The salary adjustments were made based on the salary data TASB collected from the 2013–14 school year. Hays CISD averaged out the 15 districts' "steps"—incremental pay raises for every year of experience earned—so that each step in the district would fall on what Scherff calls the "trend line." The move puts the district "dead in the middle" of its competitors, he said.
"We can't be at the bottom and recruit people," he said. "Our community has a lot to offer for people who want to come here. But you have to have your salaries competitive."
2011 Legislature
Steve Thompson, president of the Hays CISD chapter of the Association of Texas Professional Educators and a teacher at Lehman High School, said that while compensation is just one factor teachers consider when choosing an employer, squaring pay with that of other districts in the area gives Hays CISD a leg up.
"I think it's a good thing," Thompson said. "I'm glad to see us getting more on par with other districts."
In 2009, Thompson sat on a compensation committee that laid out a three-year plan for the district to make compensation equitable with its neighbors. Employees of the district saw pay raises in the first year the plan was implemented. But the 2011 Legislature saw an unprecedented drop in state funding for public schools.

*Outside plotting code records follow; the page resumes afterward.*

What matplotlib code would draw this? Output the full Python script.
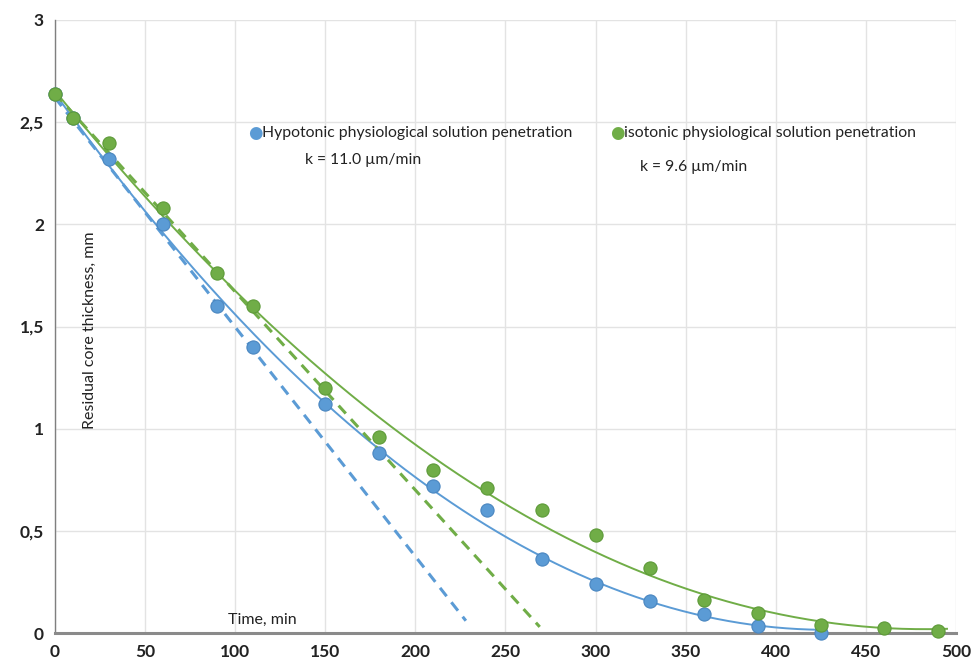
import numpy as np
import matplotlib
matplotlib.use("Agg")
import matplotlib.pyplot as plt

plt.rcParams['font.family'] = ['Lato', 'DejaVu Sans']

# Data
time_hypo = [0, 10, 30, 60, 90, 110, 150, 180, 210, 240, 270, 300, 330, 360, 390, 425]
thick_hypo = [2.64, 2.52, 2.32, 2.00, 1.60, 1.40, 1.12, 0.88, 0.72, 0.60, 0.36, 0.24, 0.155, 0.095, 0.035, 0.0]
time_iso = [0, 10, 30, 60, 90, 110, 150, 180, 210, 240, 270, 300, 330, 360, 390, 425, 460, 490]
thick_iso = [2.64, 2.52, 2.40, 2.08, 1.76, 1.60, 1.20, 0.96, 0.80, 0.71, 0.60, 0.48, 0.32, 0.16, 0.10, 0.04, 0.024, 0.01]
# Initial-slope (tangent) lines: endpoints
tan_hypo_t = [0, 228]
tan_hypo_y = [2.62, 0.06]
tan_iso_t = [0, 269]
tan_iso_y = [2.64, 0.03]
xticks = [0, 50, 100, 150, 200, 250, 300, 350, 400, 450, 500]
yticks = [0, 0.5, 1, 1.5, 2, 2.5, 3]
ytick_labels = ['0', '0,5', '1', '1,5', '2', '2,5', '3']

blue = '#5B9BD5'
green = '#70AD47'

fig = plt.figure(figsize=(9.76, 6.64), dpi=100)
ax = fig.add_axes([55/976, 1-633/664, (956-55)/976, (633-20)/664])
ax.set_xlim(0, 500)
ax.set_ylim(0, 3)

ax.grid(True, color='#e3e3e3', linewidth=1.0)
ax.set_axisbelow(True)
ax.set_xticks(xticks)
ax.set_yticks(yticks)
ax.set_yticklabels(ytick_labels)
ax.tick_params(length=0, labelsize=12.5, colors='#222222', pad=8)
for lab in ax.get_xticklabels() + ax.get_yticklabels():
    lab.set_fontweight('bold')
for s in ['top', 'right']:
    ax.spines[s].set_visible(False)
ax.spines['left'].set_color('#7f7f7f')
ax.spines['left'].set_linewidth(1.0)
ax.spines['bottom'].set_color('#8a8a8a')
ax.spines['bottom'].set_linewidth(2.2)

# polynomial trend lines (order 2)
ph = np.polyfit(time_hypo, thick_hypo, 2)
pi = np.polyfit(time_iso, thick_iso, 2)
th = np.linspace(0, 425, 200)
ti = np.linspace(0, 495, 200)
ax.plot(th, np.polyval(ph, th), color=blue, lw=1.4, zorder=3)
ax.plot(ti, np.polyval(pi, ti), color=green, lw=1.4, zorder=3)

# tangent dashed lines
ax.plot(tan_hypo_t, tan_hypo_y, color=blue, lw=2.2, ls=(0, (3.5, 2.5)), zorder=3)
ax.plot(tan_iso_t, tan_iso_y, color=green, lw=2.2, ls=(0, (3.5, 2.5)), zorder=3)

ax.scatter(time_hypo, thick_hypo, s=90, color=blue, edgecolors='#4a86c0', linewidths=0.8, zorder=4, clip_on=False)
ax.scatter(time_iso, thick_iso, s=90, color=green, edgecolors='#5d9a38', linewidths=0.8, zorder=5, clip_on=False)

# legend-like annotations
fig.text(255/976, 1-133/664, '\u25CF', color=blue, fontsize=12, ha='center', va='center', family='DejaVu Sans')
fig.text(262/976, 1-133/664, 'Hypotonic physiological solution penetration', fontsize=11.3, ha='left', va='center', color='#222222')
fig.text(617/976, 1-133/664, '\u25CF', color=green, fontsize=12, ha='center', va='center', family='DejaVu Sans')
fig.text(624/976, 1-133/664, 'isotonic physiological solution penetration', fontsize=11.3, ha='left', va='center', color='#222222')
fig.text(305/976, 1-160/664, 'k = 11.0 \u00b5m/min', fontsize=11.3, ha='left', va='center', color='#222222')
fig.text(640/976, 1-167/664, 'k = 9.6 \u00b5m/min', fontsize=11.3, ha='left', va='center', color='#222222')

fig.text(90/976, 1-330/664, 'Residual core thickness, mm', fontsize=11.5, rotation=90, ha='center', va='center', color='#222222')
fig.text(262/976, 1-620/664, 'Time, min', fontsize=11.5, ha='center', va='center', color='#222222')

fig.savefig('out.png', dpi=100)
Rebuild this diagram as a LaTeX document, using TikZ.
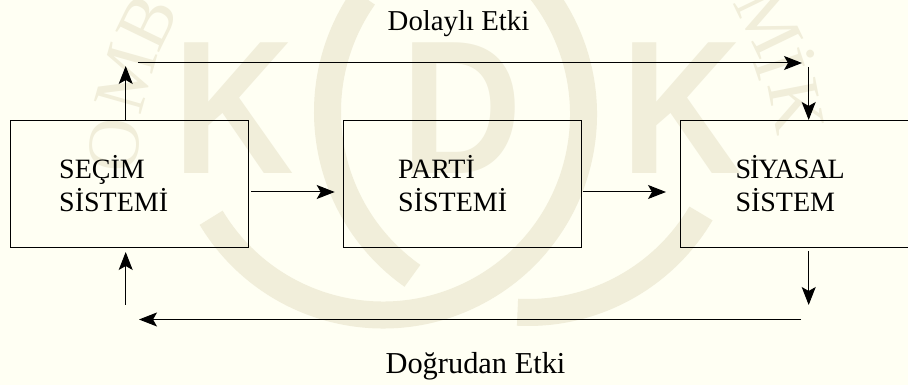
\documentclass[tikz,border=0pt]{standalone}
\usepackage{fontspec}
\setmainfont{Liberation Serif}
\newfontfamily\marksans{Liberation Sans}
\usetikzlibrary{arrows.meta}
\definecolor{paper}{HTML}{FFFFF3}
\definecolor{markc}{HTML}{F1EEDA}
\tikzset{
    sysbox/.style={draw=black,line width=1pt,minimum height=127pt,anchor=west,
        align=left,font=\fontsize{28}{33}\selectfont,inner ysep=0pt},
    etki/.style={inner sep=0pt},
    bigmark/.style={text=markc,font=\marksans\bfseries\fontsize{190}{190}\selectfont,
        inner sep=0pt,xscale=0.88},
    ringmark/.style={draw=markc,line width=27pt},
    smallmark/.style={text=markc,font=\fontsize{74}{74}\selectfont,inner sep=0pt}
}
\begin{document}
\begin{tikzpicture}[x=1pt,y=1pt,>={Stealth[length=18pt,width=14pt,inset=4pt]},line width=1pt]
        \useasboundingbox (0,0) rectangle (908,385);
        \clip (0,0) rectangle (908,385);
        \fill[paper] (0,0) rectangle (908,385);
        \node[bigmark] (markK) at (234,276.5) {K};
        \node[bigmark] (markD) at (462,276.5) {D};
        \node[bigmark] (markL) at (682,276.5) {K};
        \draw[ringmark] (383,270.5) ++(211:200.5) arc (211:420:200.5);
        \draw[ringmark] (528,273) ++(145:200.5) arc (145:234.8:200.5);
        \draw[ringmark] (528,273) ++(267:200.5) arc (267:329.6:200.5);
        \foreach \a/\ch in {175.5/O,164.2/M,154.2/B,25.8/M,18.5/İ,11/K}{
            \pgfmathsetmacro{\rot}{\a-90}
            \node[smallmark,rotate=\rot] (ring\a) at ({458+345*cos(\a)},{213+345*sin(\a)}) {\ch};
        }
        \node[sysbox,inner xsep=49pt,text width=140pt] (secim) at (9.7,201) {SEÇİM\\SİSTEMİ};
        \node[sysbox,inner xsep=55pt,text width=128pt] (parti) at (342.7,201) {PARTİ\\SİSTEMİ};
        \node[sysbox,inner xsep=55pt,text width=128pt] (siyasal) at (680,201) {{\addfontfeatures{LetterSpace=-3.5}SİYASAL}\\SİSTEM};
        \node[etki,font=\fontsize{28.8}{33}\selectfont] (dolayli) at (458.5,361.5) {Dolaylı Etki};
        \node[etki,font=\fontsize{30.4}{33}\selectfont] (dogrudan) at (475.5,19) {Doğrudan Etki};
        \coordinate (upTip) at (125.7,319);
        \coordinate (topLeft) at (138,322);
        \coordinate (topRight) at (802,322);
        \coordinate (rightTop) at (808.7,319);
        \coordinate (rightLow) at (808.7,80);
        \coordinate (lowRight) at (801,65.5);
        \coordinate (lowLeft) at (139,65.5);
        \coordinate (leftLow) at (125.7,80);
        \draw[->] (secim.north -| upTip) -- (upTip);
        \draw[->] (topLeft) -- (topRight);
        \draw[->] (rightTop |- 0,318) -- (siyasal.north -| rightTop);
        \draw[->] ([shift={(2.5,-8)}]secim.east) -- ([shift={(-8,-8)}]parti.west);
        \draw[->] ([shift={(1,-8)}]parti.east) -- ([shift={(-14,-8)}]siyasal.west);
        \draw[->] ([yshift=-3pt]siyasal.south -| rightLow) -- (rightLow);
        \draw[->] (lowRight) -- (lowLeft);
        \draw[->] (leftLow) -- ([yshift=-4pt]secim.south -| leftLow);
\end{tikzpicture}
\end{document}
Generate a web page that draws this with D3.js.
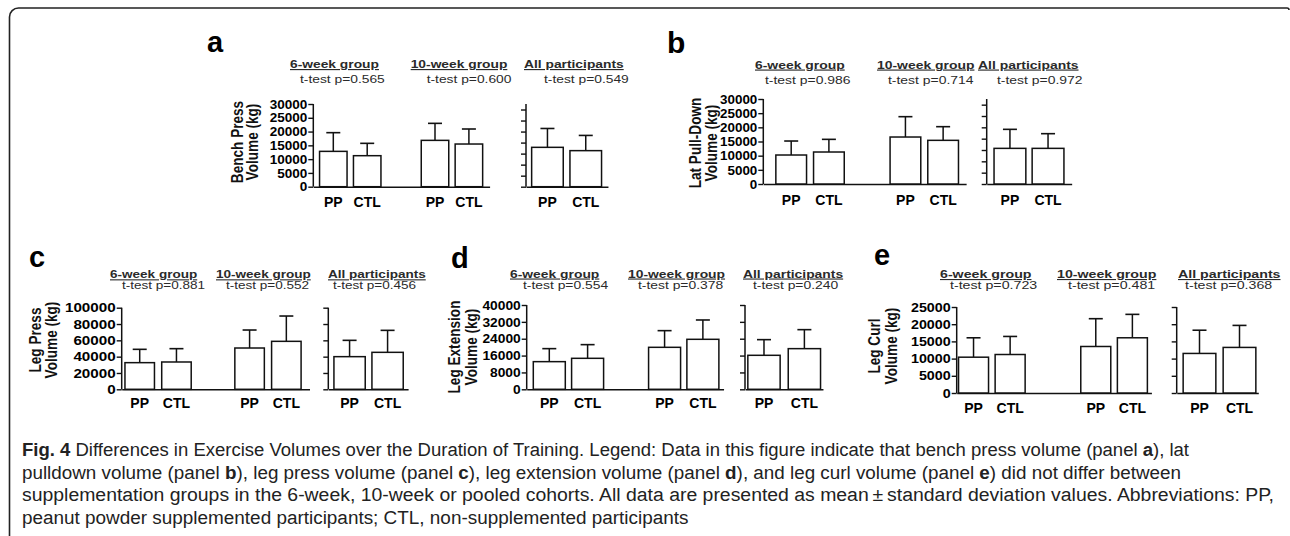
<!DOCTYPE html>
<html><head><meta charset="utf-8">
<script src="https://cdn.jsdelivr.net/npm/d3@7"></script>
<style>
html,body{margin:0;padding:0;background:#fff;}
svg{display:block;}
text{font-family:"Liberation Sans",Arial,Helvetica,sans-serif;}
.cap{font-family:"Liberation Sans Narrow","Liberation Sans",Arial,sans-serif;}
</style></head>
<body>
<svg id="chart" width="1290" height="536"></svg>
<script>
// ---------- DATA ----------
const panelIds = ['a','b','c','d','e'];
const exerciseLabels = [
  ['Bench Press','Volume (kg)'],
  ['Lat Pull-Down','Volume (kg)'],
  ['Leg Press','Volume (kg)'],
  ['Leg Extension','Volume (kg)'],
  ['Leg Curl','Volume (kg)']
];
const groupNames = ['6-week group','10-week group','All participants'];
const conditions = ['PP','CTL'];
const pValues = [
  ['0.565','0.600','0.549'],
  ['0.986','0.714','0.972'],
  ['0.881','0.552','0.456'],
  ['0.554','0.378','0.240'],
  ['0.723','0.481','0.368']
];
// mean values per panel: [6-week, 10-week, all]
const meanPP  = [[12820,16810,14280],[10230,16580,12580],[32650,50600,40000],[13120,19920,16130],[10410,13520,11500]];
const sdPP    = [[6780,6170,6840],[4940,7180,6710],[16330,22050,20000],[6170,7910,7430],[5640,8080,6750]];
const meanCTL = [[11250,15480,13080],[11290,15410,12580],[33470,58780,45300],[14700,23720,19290],[11190,16050,13250]];
const sdCTL   = [[4480,5450,5520],[4470,4820,5180],[16330,31020,26940],[6490,9170,9010],[5250,6810,6400]];
const yMax = [30000,30000,100000,40000,25000];
const mainTickStep = [5000,5000,20000,8000,5000];
const allTickStep  = [4000,4000,20000,8000,5000];

const captionLines = [
  [['Fig. 4',true],[' Differences in Exercise Volumes over the Duration of Training. Legend: Data in this figure indicate that bench press volume (panel ',false],['a',true],['), lat',false]],
  [['pulldown volume (panel ',false],['b',true],['), leg press volume (panel ',false],['c',true],['), leg extension volume (panel ',false],['d',true],['), and leg curl volume (panel ',false],['e',true],[') did not differ between',false]],
  [['supplementation groups in the 6-week, 10-week or pooled cohorts. All data are presented as mean\u2009\u00b1\u2009standard deviation values. Abbreviations: PP,',false]],
  [['peanut powder supplemented participants; CTL, non-supplemented participants',false]]
];

// ---------- LAYOUT ----------
const layout = {
  a:{yTop:104,yBot:186.7,mainX:313.3,mainStep:33.9,mainPad:[0.59,0.61],gap:3,allX:526,allStep:38.3,allPad:[0.56,0.58],bw:27.5,abw:31.6,
     letter:[207,52,29],ylab:[243,258,142],titleX:[290,410.7,524],ttX:[300,426.7,544],titleY:68,ttY:83,catY:207,fs:11.5,sx:1.2,tickFs:13,tickSx:1.04},
  b:{yTop:99,yBot:184,mainX:763.3,mainStep:37.7,mainPad:[0.74,0.61],gap:3.03,allX:986.7,allStep:38.1,allPad:[0.61,0.62],bw:30.7,abw:31.8,
     letter:[667,53,30],ylab:[701,717,143],titleX:[755,877,978],ttX:[765,888,997],titleY:68.5,ttY:84,catY:205,fs:11.5,sx:1.21,tickFs:13,tickSx:1.03},
  c:{yTop:307.7,yBot:389.3,mainX:121.7,mainStep:36.75,mainPad:[0.49,0.63],gap:2.99,allX:328.3,allStep:38,allPad:[0.56,0.54],bw:29.5,abw:31.3,
     letter:[29,267,29],ylab:[41,57,340],titleX:[110,216,328],ttX:[122,226,333],titleY:278.3,ttY:289.3,catY:408.3,fs:11,sx:1.23,tickFs:13,tickSx:1.17},
  d:{yTop:305,yBot:389.3,mainX:526.7,mainStep:38.3,mainPad:[0.59,0.54],gap:3.01,allX:745,allStep:40.4,allPad:[0.47,0.46],bw:32,abw:32.3,
     letter:[451,268,29],ylab:[460,477,347],titleX:[510,628,743],ttX:[523,638,753],titleY:277.5,ttY:288.7,catY:408.3,fs:11,sx:1.26,tickFs:13,tickSx:1.06},
  e:{yTop:307,yBot:393,mainX:956.7,mainStep:36.6,mainPad:[0.46,0.52],gap:3.34,allX:1176.7,allStep:40,allPad:[0.57,0.47],bw:30,abw:32.7,
     letter:[874,265,29],ylab:[880,897,346],titleX:[940,1057,1178],ttX:[950,1068,1185],titleY:278,ttY:289.3,catY:412.5,fs:11,sx:1.29,tickFs:13,tickSx:1.1}
};

const svg = d3.select('#chart');
const ink = '#111';

function stretch(sel, sx){
  sel.each(function(){
    const len = this.getComputedTextLength();
    d3.select(this).attr('textLength', len*sx).attr('lengthAdjust','spacingAndGlyphs');
  });
}

// frame
svg.append('path')
  .attr('d','M9.5,536 V17 A9,9 0 0 1 18.5,8 H1287 Q1289,8 1289,10')
  .attr('fill','none').attr('stroke','#222').attr('stroke-width',1.6);

panelIds.forEach((pid,pi)=>{
  const L = layout[pid];
  const g = svg.append('g');
  const y = d3.scaleLinear().domain([0,yMax[pi]]).range([L.yBot,L.yTop]);
  const slotsMain = [0,1,L.gap,L.gap+1];
  const xMain = d3.scaleLinear().domain([-L.mainPad[0], L.gap+1+L.mainPad[1]])
      .range([L.mainX, L.mainX + (L.gap+1+L.mainPad[0]+L.mainPad[1])*L.mainStep]);
  const xAll = d3.scaleLinear().domain([-L.allPad[0], 1+L.allPad[1]])
      .range([L.allX, L.allX + (1+L.allPad[0]+L.allPad[1])*L.allStep]);

  g.append('text').attr('x',L.letter[0]).attr('y',L.letter[1]).attr('font-size',L.letter[2])
    .attr('font-weight','bold').attr('fill','#000').text(pid);

  exerciseLabels[pi].forEach((t,i)=>{
    g.append('text').attr('transform',`translate(${L.ylab[i]},${L.ylab[2]}) scale(1.2,1) rotate(-90)`)
      .attr('text-anchor','middle').attr('font-size',13.6).attr('font-weight','bold').attr('fill',ink).text(t);
  });

  groupNames.forEach((t,i)=>{
    g.append('text').attr('x',L.titleX[i]).attr('y',L.titleY).attr('font-size',L.fs)
      .attr('font-weight','bold').attr('fill','#2a2a2a').style('text-decoration','underline').text(t)
      .call(stretch,L.sx);
    g.append('text').attr('x',L.ttX[i]).attr('y',L.ttY).attr('font-size',L.fs)
      .attr('fill','#2a2a2a').text('t-test p='+pValues[pi][i])
      .call(stretch,L.sx);
  });

  const styleAxis = sel=>{
    sel.selectAll('line').attr('stroke',ink).attr('stroke-width',1.4);
    sel.selectAll('text').attr('font-size',L.tickFs).attr('font-weight','bold')
      .attr('fill','#000').attr('font-family','"Liberation Sans",Arial,sans-serif')
      .call(stretch,L.tickSx);
  };
  const yAxMain = d3.axisLeft(y).tickValues(d3.range(0,yMax[pi]+1,mainTickStep[pi]))
      .tickSize(5).tickSizeOuter(0).tickPadding(1).tickFormat(d3.format('d'));
  g.append('g').attr('transform',`translate(${L.mainX},0)`).call(yAxMain)
    .call(s=>s.select('.domain').remove()).call(styleAxis);
  g.append('line').attr('x1',L.mainX).attr('x2',L.mainX).attr('y1',y(0)).attr('y2',y(yMax[pi]))
    .attr('stroke',ink).attr('stroke-width',1.5);
  const yAxAll = d3.axisLeft(y).tickValues(d3.range(0,yMax[pi]+1,allTickStep[pi]))
      .tickSize(5).tickSizeOuter(0).tickFormat('');
  g.append('g').attr('transform',`translate(${L.allX},0)`).call(yAxAll)
    .call(s=>s.select('.domain').remove()).call(styleAxis);
  g.append('line').attr('x1',L.allX).attr('x2',L.allX).attr('y1',y(0)).attr('y2',y(yMax[pi]))
    .attr('stroke',ink).attr('stroke-width',1.5);

  [xMain,xAll].forEach(xs=>{
    g.append('g').attr('transform',`translate(0,${y(0)})`)
      .call(d3.axisBottom(xs).tickValues([]).tickSizeOuter(0))
      .call(s=>s.select('.domain').attr('stroke',ink).attr('stroke-width',1.5));
  });

  const bars = [];
  [0,1,2].forEach(gi=>{
    conditions.forEach((c,ci)=>{
      const isAll = gi===2;
      const xs = isAll ? xAll : xMain;
      const slot = isAll ? ci : slotsMain[gi*2+ci];
      const mean = ci===0 ? meanPP[pi][gi] : meanCTL[pi][gi];
      const sd = ci===0 ? sdPP[pi][gi] : sdCTL[pi][gi];
      bars.push({cx:xs(slot), w:isAll?L.abw:L.bw, mean, sd, c});
    });
  });
  bars.forEach(b=>{
    g.append('line').attr('x1',b.cx).attr('x2',b.cx).attr('y1',y(b.mean)).attr('y2',y(b.mean+b.sd))
      .attr('stroke',ink).attr('stroke-width',1.5);
    g.append('line').attr('x1',b.cx-7).attr('x2',b.cx+7).attr('y1',y(b.mean+b.sd)).attr('y2',y(b.mean+b.sd))
      .attr('stroke',ink).attr('stroke-width',1.6);
    g.append('rect').attr('x',b.cx-b.w/2).attr('y',y(b.mean)).attr('width',b.w).attr('height',y(0)-y(b.mean))
      .attr('fill','#fff').attr('stroke',ink).attr('stroke-width',1.5);
    g.append('text').attr('x',b.cx).attr('y',L.catY).attr('text-anchor','middle')
      .attr('font-size',14).attr('font-weight','bold').attr('fill','#000').text(b.c);
  });
});

// caption: full lines fitted to their measured right ends, last line at the same compression
const capBase = [456,479,501,524];
const capEnd = [1189,1181,1274,null];
const capNodes = captionLines.map((parts,i)=>{
  const t = svg.append('text').attr('class','cap').attr('x',22).attr('y',capBase[i])
    .attr('font-size',18).attr('fill','#222');
  parts.forEach(p=>{
    t.append('tspan').attr('font-weight',p[1]?'bold':'normal').text(p[0]);
  });
  return t;
});
const ratios = [];
capNodes.forEach((t,i)=>{
  const len = t.node().getComputedTextLength();
  if(capEnd[i]!==null){ ratios.push((capEnd[i]-22)/len); t.attr('textLength',capEnd[i]-22).attr('lengthAdjust','spacingAndGlyphs'); }
});
const rAvg = d3.mean(ratios);
capNodes.forEach((t,i)=>{
  if(capEnd[i]===null){ const len=t.node().getComputedTextLength(); t.attr('textLength',len*rAvg).attr('lengthAdjust','spacingAndGlyphs'); }
});
</script>
</body></html>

More than $5 billion was slashed from the state's education budget, and districts are still recuperating from the loss in funds. McKie and Scherff said Hays CISD's annual state funding is $8 million behind where it would be had the cuts not been made.
Most districts froze salaries in light of the budget cuts and have been playing catch-up ever since, Clegg said.
"We see a lot of districts trying to gain some ground," she said. "But there is not enough money to close the gap. The average pay increase [among school districts] has been about 3 percent. Three percent is just barely the cost of living [increase], so that is not going to be enough to make a dent in actual salary improvement."
For their part, Hays CISD administrators acknowledged more strides must be made to accomplish the district's compensation goals.
"We still have a long way to go," McKie said. "I think people realize there is a lot of work to do. We have taken one step in the right direction, but this is an area that we are going to have to focus on for many years ahead."